* **Raw data**
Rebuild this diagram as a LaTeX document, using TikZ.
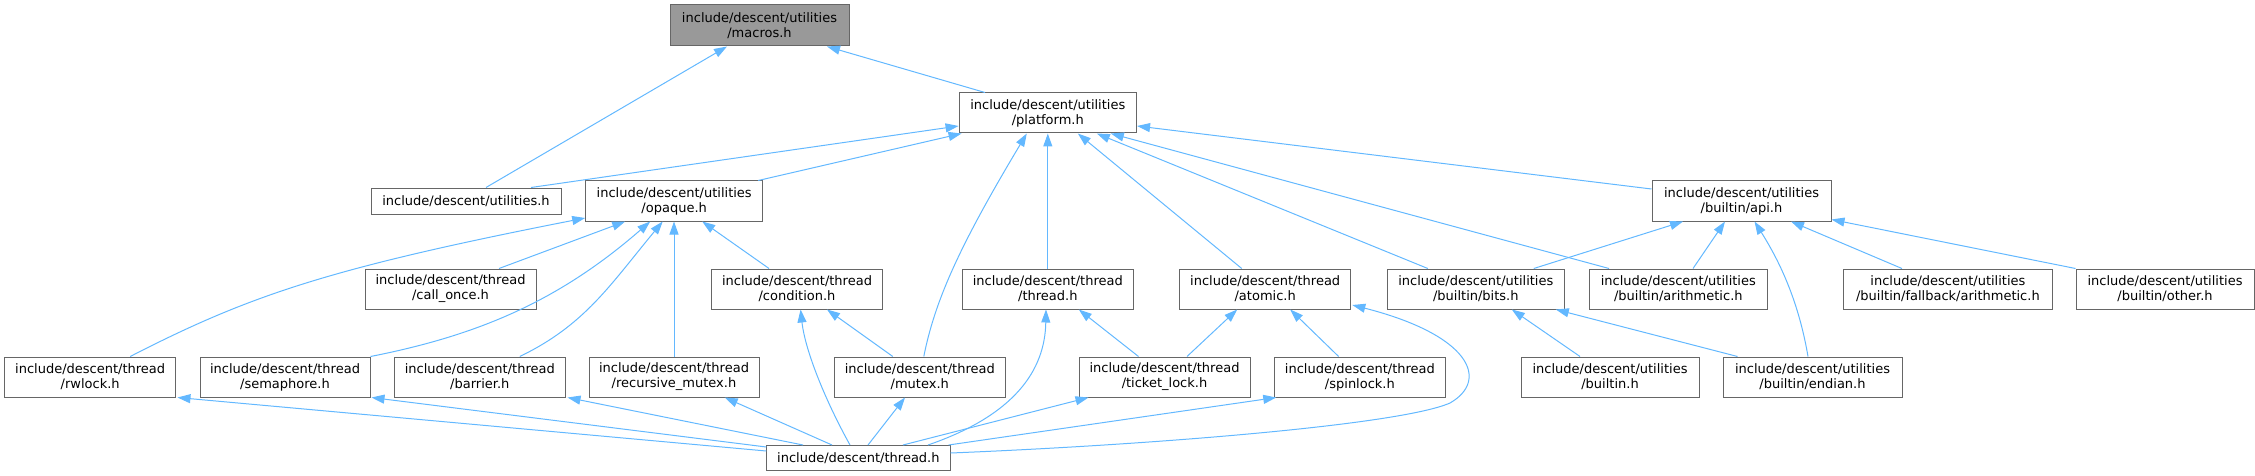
\documentclass[tikz,border=0pt]{standalone}
\usepackage{fontspec}
\setmainfont{DejaVu Sans}
\usetikzlibrary{arrows.meta}
\definecolor{edgeblue}{HTML}{63B8FF}
\definecolor{bordergray}{HTML}{666666}
\definecolor{mainfill}{HTML}{999999}
\tikzset{
  filebox/.style={draw=bordergray, line width=1pt, fill=white, inner sep=0pt,
    minimum height=40pt, align=center, font=\fontsize{13}{15}\selectfont},
  onebox/.style={filebox, minimum height=26pt},
  edge/.style={draw=edgeblue, line width=1pt, -{Triangle[length=13pt,width=9pt]}},
}
\begin{document}
\begin{tikzpicture}[x=1pt,y=-1pt]
\useasboundingbox (0,0) rectangle (2255,476);
% row 0
\node[filebox, fill=mainfill, minimum width=179pt, minimum height=41pt] (macros) at (759.5,25.5) {include/descent/utilities\\/macros.h};
% row 1
\node[filebox, minimum width=177.5pt] (platform) at (1047.8,113) {include/descent/utilities\\/platform.h};
% row 2
\node[onebox, minimum width=190pt] (util) at (466,201) {include/descent/utilities.h};
\node[filebox, minimum width=177pt] (opaque) at (674.2,201) {include/descent/utilities\\/opaque.h};
\node[filebox, minimum width=179pt] (api) at (1741.5,201) {include/descent/utilities\\/builtin/api.h};
% row 3
\node[filebox, minimum width=171pt] (callonce) at (450.5,289) {include/descent/thread\\/call\_once.h};
\node[filebox, minimum width=171pt] (condition) at (797,289) {include/descent/thread\\/condition.h};
\node[filebox, minimum width=170.5pt] (tthread) at (1047.8,289) {include/descent/thread\\/thread.h};
\node[filebox, minimum width=171.2pt] (atomic) at (1265.2,289) {include/descent/thread\\/atomic.h};
\node[filebox, minimum width=177.5pt] (bits) at (1475.8,289) {include/descent/utilities\\/builtin/bits.h};
\node[filebox, minimum width=178.6pt] (barith) at (1678.3,289) {include/descent/utilities\\/builtin/arithmetic.h};
\node[filebox, minimum width=208.3pt] (fallback) at (1947.9,289) {include/descent/utilities\\/builtin/fallback/arithmetic.h};
\node[filebox, minimum width=178pt] (other) at (2165,289) {include/descent/utilities\\/builtin/other.h};
% row 4
\node[filebox, minimum width=170.5pt] (rwlock) at (90.2,377) {include/descent/thread\\/rwlock.h};
\node[filebox, minimum width=170pt] (semaphore) at (285,377) {include/descent/thread\\/semaphore.h};
\node[filebox, minimum width=170.4pt] (barrier) at (479.8,377) {include/descent/thread\\/barrier.h};
\node[filebox, minimum width=170pt] (recursive) at (674,377) {include/descent/thread\\/recursive\_mutex.h};
\node[filebox, minimum width=170.5pt] (mutex) at (919.8,377) {include/descent/thread\\/mutex.h};
\node[filebox, minimum width=171pt] (ticket) at (1164.5,377) {include/descent/thread\\/ticket\_lock.h};
\node[filebox, minimum width=170.3pt] (spinlock) at (1359.9,377) {include/descent/thread\\/spinlock.h};
\node[filebox, minimum width=178pt] (builtin) at (1610,377) {include/descent/utilities\\/builtin.h};
\node[filebox, minimum width=179pt] (endian) at (1812.5,377) {include/descent/utilities\\/builtin/endian.h};
% row 5
\node[onebox, minimum width=183.3pt, minimum height=25pt] (thread) at (858.4,458) {include/descent/thread.h};

% edges to macros
\draw[edge] ([xshift=20pt]util.north) -- ([xshift=-32.5pt]macros.south);
\draw[edge] ([xshift=-62.8pt]platform.north) -- ([xshift=67.5pt]macros.south);
% edges to platform
\draw[edge] ([xshift=65pt]util.north) -- ([yshift=-13pt]platform.west);
\draw[edge] ([xshift=84pt]opaque.north) -- ([xshift=3pt]platform.south west);
\draw[edge] ([xshift=4pt]mutex.north) .. controls (935,300) and (960,245) .. ([xshift=-21pt]platform.south);
\draw[edge] (tthread.north) -- (platform.south);
\draw[edge] ([xshift=-23.5pt]atomic.north) -- ([xshift=30pt]platform.south);
\draw[edge] ([xshift=-48pt]bits.north) -- ([xshift=49pt]platform.south);
\draw[edge] ([xshift=-69.3pt]barith.north) -- ([xshift=63pt]platform.south);
\draw[edge] ([yshift=12pt]api.west) -- ([yshift=-13pt]platform.east);
% edges to opaque
\draw[edge] ([xshift=40pt]rwlock.north) .. controls (250,295) and (330,268) .. ([yshift=-17pt]opaque.west);
\draw[edge] ([xshift=48.5pt]callonce.north) -- ([xshift=-49pt]opaque.south);
\draw[edge] (semaphore.north east) .. controls (480,335) and (560,300) .. ([xshift=-24pt]opaque.south);
\draw[edge] ([xshift=40pt]barrier.north) .. controls (585,325) and (610,285) .. ([xshift=-11.5pt]opaque.south);
\draw[edge] (recursive.north) -- (recursive.north |- opaque.south);
\draw[edge] ([xshift=-28pt]condition.north) -- ([xshift=28pt]opaque.south);
% edges to condition
\draw[edge] ([xshift=-8.4pt]thread.north) .. controls (825,400) and (805,350) .. ([xshift=3.6pt]condition.south);
\draw[edge] ([xshift=-27pt]mutex.north) -- ([xshift=30pt]condition.south);
% edges to thread/thread.h
\draw[edge] ([xshift=69.6pt]thread.north) .. controls (1015,415) and (1045,370) .. ([xshift=-1.8pt]tthread.south);
\draw[edge] ([xshift=-26pt]ticket.north) -- ([xshift=31pt]tthread.south);
% edges to atomic
\draw[edge] ([xshift=22.5pt]ticket.north) -- ([xshift=-28pt]atomic.south);
\draw[edge] ([xshift=-21.3pt]spinlock.north) -- ([xshift=25pt]atomic.south);
\draw[edge] ([yshift=5pt]thread.east) .. controls (1150,445) and (1400,425) .. (1450,403)
  .. controls (1490,380) and (1470,335) .. ([yshift=-16pt,xshift=1pt]atomic.east);
% edges into lower row from thread.h
\draw[edge] ([xshift=9.6pt]thread.north) -- ([xshift=-14.8pt]mutex.south);
\draw[edge] ([xshift=44.6pt]thread.north) -- ([xshift=10pt]ticket.south west);
\draw[edge] ([xshift=-2pt]thread.north east) -- ([xshift=2pt]spinlock.south west);
\draw[edge] ([yshift=7pt]thread.west) -- ([xshift=1.5pt]rwlock.south east);
\draw[edge] ([yshift=11pt]thread.west) -- ([xshift=1pt]semaphore.south east);
\draw[edge] ([xshift=-55.4pt]thread.north) -- ([xshift=2pt]barrier.south east);
\draw[edge] ([xshift=-26.4pt]thread.north) -- ([xshift=50.7pt]recursive.south);
% edges to api
\draw[edge] ([xshift=58pt]bits.north) -- ([xshift=-58.5pt]api.south);
\draw[edge] ([xshift=14.7pt]barith.north) -- ([xshift=-16.5pt]api.south);
\draw[edge] ([xshift=-4.5pt]endian.north) .. controls (1800,310) and (1785,270) .. ([xshift=13pt]api.south);
\draw[edge] ([xshift=-46pt]fallback.north) -- ([xshift=49.5pt]api.south);
\draw[edge] (other.north west) -- ([yshift=2pt]api.south east);
% edges to bits
\draw[edge] ([xshift=-30pt]builtin.north) -- ([xshift=36pt]bits.south);
\draw[edge] ([xshift=-75pt]endian.north) -- ([xshift=80pt]bits.south);
\end{tikzpicture}
\end{document}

* **The task**
Repeat the data exactly, excluding the pictures.

* **Final result**
Rebuild this diagram as a LaTeX document, using TikZ.
\documentclass[tikz,border=0pt]{standalone}
\usepackage{fontspec}
\setmainfont{DejaVu Sans}
\usetikzlibrary{arrows.meta}
\definecolor{edgeblue}{HTML}{63B8FF}
\definecolor{bordergray}{HTML}{666666}
\definecolor{mainfill}{HTML}{999999}
\tikzset{
  filebox/.style={draw=bordergray, line width=1pt, fill=white, inner sep=0pt,
    minimum height=40pt, align=center, font=\fontsize{13}{15}\selectfont},
  onebox/.style={filebox, minimum height=26pt},
  edge/.style={draw=edgeblue, line width=1pt, -{Triangle[length=13pt,width=9pt]}},
}
\begin{document}
\begin{tikzpicture}[x=1pt,y=-1pt]
\useasboundingbox (0,0) rectangle (2255,476);
% row 0
\node[filebox, fill=mainfill, minimum width=179pt, minimum height=41pt] (macros) at (759.5,25.5) {include/descent/utilities\\/macros.h};
% row 1
\node[filebox, minimum width=177.5pt] (platform) at (1047.8,113) {include/descent/utilities\\/platform.h};
% row 2
\node[onebox, minimum width=190pt] (util) at (466,201) {include/descent/utilities.h};
\node[filebox, minimum width=177pt] (opaque) at (674.2,201) {include/descent/utilities\\/opaque.h};
\node[filebox, minimum width=179pt] (api) at (1741.5,201) {include/descent/utilities\\/builtin/api.h};
% row 3
\node[filebox, minimum width=171pt] (callonce) at (450.5,289) {include/descent/thread\\/call\_once.h};
\node[filebox, minimum width=171pt] (condition) at (797,289) {include/descent/thread\\/condition.h};
\node[filebox, minimum width=170.5pt] (tthread) at (1047.8,289) {include/descent/thread\\/thread.h};
\node[filebox, minimum width=171.2pt] (atomic) at (1265.2,289) {include/descent/thread\\/atomic.h};
\node[filebox, minimum width=177.5pt] (bits) at (1475.8,289) {include/descent/utilities\\/builtin/bits.h};
\node[filebox, minimum width=178.6pt] (barith) at (1678.3,289) {include/descent/utilities\\/builtin/arithmetic.h};
\node[filebox, minimum width=208.3pt] (fallback) at (1947.9,289) {include/descent/utilities\\/builtin/fallback/arithmetic.h};
\node[filebox, minimum width=178pt] (other) at (2165,289) {include/descent/utilities\\/builtin/other.h};
% row 4
\node[filebox, minimum width=170.5pt] (rwlock) at (90.2,377) {include/descent/thread\\/rwlock.h};
\node[filebox, minimum width=170pt] (semaphore) at (285,377) {include/descent/thread\\/semaphore.h};
\node[filebox, minimum width=170.4pt] (barrier) at (479.8,377) {include/descent/thread\\/barrier.h};
\node[filebox, minimum width=170pt] (recursive) at (674,377) {include/descent/thread\\/recursive\_mutex.h};
\node[filebox, minimum width=170.5pt] (mutex) at (919.8,377) {include/descent/thread\\/mutex.h};
\node[filebox, minimum width=171pt] (ticket) at (1164.5,377) {include/descent/thread\\/ticket\_lock.h};
\node[filebox, minimum width=170.3pt] (spinlock) at (1359.9,377) {include/descent/thread\\/spinlock.h};
\node[filebox, minimum width=178pt] (builtin) at (1610,377) {include/descent/utilities\\/builtin.h};
\node[filebox, minimum width=179pt] (endian) at (1812.5,377) {include/descent/utilities\\/builtin/endian.h};
% row 5
\node[onebox, minimum width=183.3pt, minimum height=25pt] (thread) at (858.4,458) {include/descent/thread.h};

% edges to macros
\draw[edge] ([xshift=20pt]util.north) -- ([xshift=-32.5pt]macros.south);
\draw[edge] ([xshift=-62.8pt]platform.north) -- ([xshift=67.5pt]macros.south);
% edges to platform
\draw[edge] ([xshift=65pt]util.north) -- ([yshift=-13pt]platform.west);
\draw[edge] ([xshift=84pt]opaque.north) -- ([xshift=3pt]platform.south west);
\draw[edge] ([xshift=4pt]mutex.north) .. controls (935,300) and (960,245) .. ([xshift=-21pt]platform.south);
\draw[edge] (tthread.north) -- (platform.south);
\draw[edge] ([xshift=-23.5pt]atomic.north) -- ([xshift=30pt]platform.south);
\draw[edge] ([xshift=-48pt]bits.north) -- ([xshift=49pt]platform.south);
\draw[edge] ([xshift=-69.3pt]barith.north) -- ([xshift=63pt]platform.south);
\draw[edge] ([yshift=12pt]api.west) -- ([yshift=-13pt]platform.east);
% edges to opaque
\draw[edge] ([xshift=40pt]rwlock.north) .. controls (250,295) and (330,268) .. ([yshift=-17pt]opaque.west);
\draw[edge] ([xshift=48.5pt]callonce.north) -- ([xshift=-49pt]opaque.south);
\draw[edge] (semaphore.north east) .. controls (480,335) and (560,300) .. ([xshift=-24pt]opaque.south);
\draw[edge] ([xshift=40pt]barrier.north) .. controls (585,325) and (610,285) .. ([xshift=-11.5pt]opaque.south);
\draw[edge] (recursive.north) -- (recursive.north |- opaque.south);
\draw[edge] ([xshift=-28pt]condition.north) -- ([xshift=28pt]opaque.south);
% edges to condition
\draw[edge] ([xshift=-8.4pt]thread.north) .. controls (825,400) and (805,350) .. ([xshift=3.6pt]condition.south);
\draw[edge] ([xshift=-27pt]mutex.north) -- ([xshift=30pt]condition.south);
% edges to thread/thread.h
\draw[edge] ([xshift=69.6pt]thread.north) .. controls (1015,415) and (1045,370) .. ([xshift=-1.8pt]tthread.south);
\draw[edge] ([xshift=-26pt]ticket.north) -- ([xshift=31pt]tthread.south);
% edges to atomic
\draw[edge] ([xshift=22.5pt]ticket.north) -- ([xshift=-28pt]atomic.south);
\draw[edge] ([xshift=-21.3pt]spinlock.north) -- ([xshift=25pt]atomic.south);
\draw[edge] ([yshift=5pt]thread.east) .. controls (1150,445) and (1400,425) .. (1450,403)
  .. controls (1490,380) and (1470,335) .. ([yshift=-16pt,xshift=1pt]atomic.east);
% edges into lower row from thread.h
\draw[edge] ([xshift=9.6pt]thread.north) -- ([xshift=-14.8pt]mutex.south);
\draw[edge] ([xshift=44.6pt]thread.north) -- ([xshift=10pt]ticket.south west);
\draw[edge] ([xshift=-2pt]thread.north east) -- ([xshift=2pt]spinlock.south west);
\draw[edge] ([yshift=7pt]thread.west) -- ([xshift=1.5pt]rwlock.south east);
\draw[edge] ([yshift=11pt]thread.west) -- ([xshift=1pt]semaphore.south east);
\draw[edge] ([xshift=-55.4pt]thread.north) -- ([xshift=2pt]barrier.south east);
\draw[edge] ([xshift=-26.4pt]thread.north) -- ([xshift=50.7pt]recursive.south);
% edges to api
\draw[edge] ([xshift=58pt]bits.north) -- ([xshift=-58.5pt]api.south);
\draw[edge] ([xshift=14.7pt]barith.north) -- ([xshift=-16.5pt]api.south);
\draw[edge] ([xshift=-4.5pt]endian.north) .. controls (1800,310) and (1785,270) .. ([xshift=13pt]api.south);
\draw[edge] ([xshift=-46pt]fallback.north) -- ([xshift=49.5pt]api.south);
\draw[edge] (other.north west) -- ([yshift=2pt]api.south east);
% edges to bits
\draw[edge] ([xshift=-30pt]builtin.north) -- ([xshift=36pt]bits.south);
\draw[edge] ([xshift=-75pt]endian.north) -- ([xshift=80pt]bits.south);
\end{tikzpicture}
\end{document}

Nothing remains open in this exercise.